Ever since the infamous financial crisis of 2007-08 things in the finance world have changed drastically. The things that were once considered the only option for financing small businesses have now been labeled as traditional, and new, alternative options have arisen to meet the needs of the economy. And it is best to have information on both options and see for yourself what works advantageously for your business and your needs.
Traditional Debt Financing is Provided by Banks
Debt financing means that when a business gets a loan from a bank of their choice that they have agreed to pay back the borrowed sum, plus the interest and that collateral has been established.
The Structure of the Loan
The loan is usually paid back in monthly installments. Nowadays most small businesses find it very difficult to get business loans from a bank, they require a large amount of paperwork and banks tend to favor bigger loans as they bring more profit to the bank than small ones.
Crowd-funding is One Alternative Method
This is one of the two alternative methods to lending that has grown popular in the recent years. And this is how it works: small amounts of money are pledged for a project on a platform that is usually on the internet (like Kickstarter for example). Large amounts of people are participating in this and instead of traditional investors anyone from the general public can invest money.
Peer-to-peer Lending is Getting More Popular Worldwide
The other successful method is peer-to-peer lending where an online service creates a link between lending companies and borrowers, and these can be individuals or businesses. This is considered to be more risky than borrowing from a financial institution like a bank, but they are easier to get for business owners and usually have lower interest rates.
Structured Finance Helps Reduce the Risk
Structured finance is a very complicated and complex part of the finance world that was created around 1980 to help reduce risk. In times when a normal loan is simply not enough for a company, more complex finance instruments are put to use. These kinds of loans are offered only to large borrowers and small businesses are not one of them. Some examples of structured finance are collateralized debt obligations, mortgage-backed securities and syndicated loans.
Small Business Loans are more focused to alternative options after the Financial Crisis
Structured finance has contributed to the downfall of the economy and the financial crisis of 2007-08 and small business loans of today have turned their attention to alternative methods of getting funds as the banks are not trustworthy as they used to be.
Small Businesses are facing challenges across the Globe
Small businesses are still facing challenges every day in the need to find a secure and healthy way to keep their finances in order and to borrow funds without too much difficulty.
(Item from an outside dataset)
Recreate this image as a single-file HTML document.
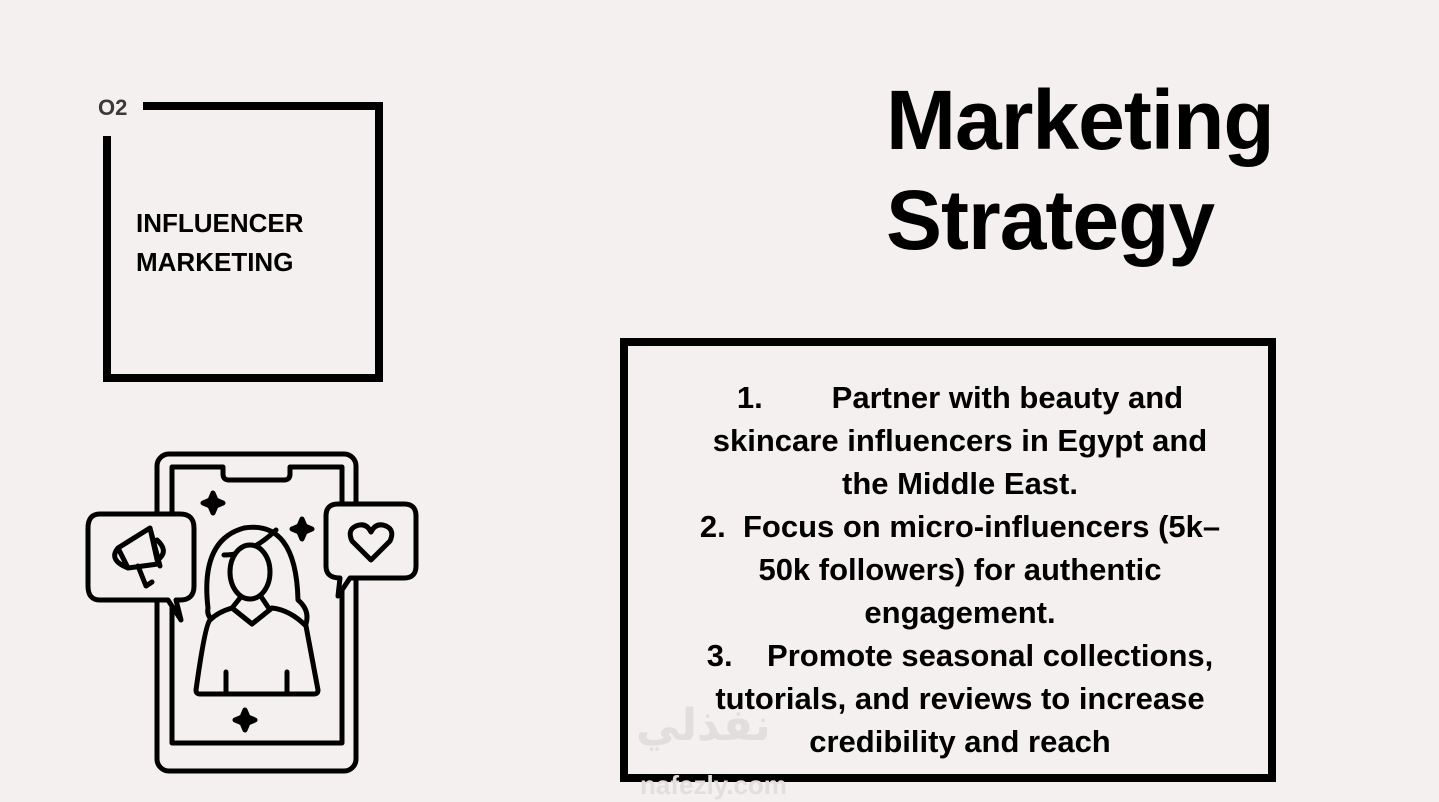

The Interest Rates are sometimes high for Small Business Loans
Lending companies know that small businesses have a high need for funds (whether they need to get new equipment and machinery or pay vendors) and sometimes they have high interest rates for these loans.
Lowest Interest Rates in Recent Years
The prime rate is the lowest interest rate the bank or lending company will charge, and in the last 5 years it has been 3.25%. Loans under $100,000 usually have the interest rate around 7% to 8%.
- The financial crisis has changed the way people lend money today.
- Alternative options make lending money easier for business owners.
- Today small businesses have a hard time getting loans from banks.
- Bigger loans bring more profit to banks.
- Crowdfunding platforms are helpful to the economy.
- Online peer-to-peer lending makes borrowing money a fast process.
- Peer-to-peer lending services have lower interest rates than banks.
- There are complex finance instruments for large companies that need an injection of funds.
- It is difficult for small businesses to get loans nowadays from banks.
- Smaller loans have the interest rate of 7-8%.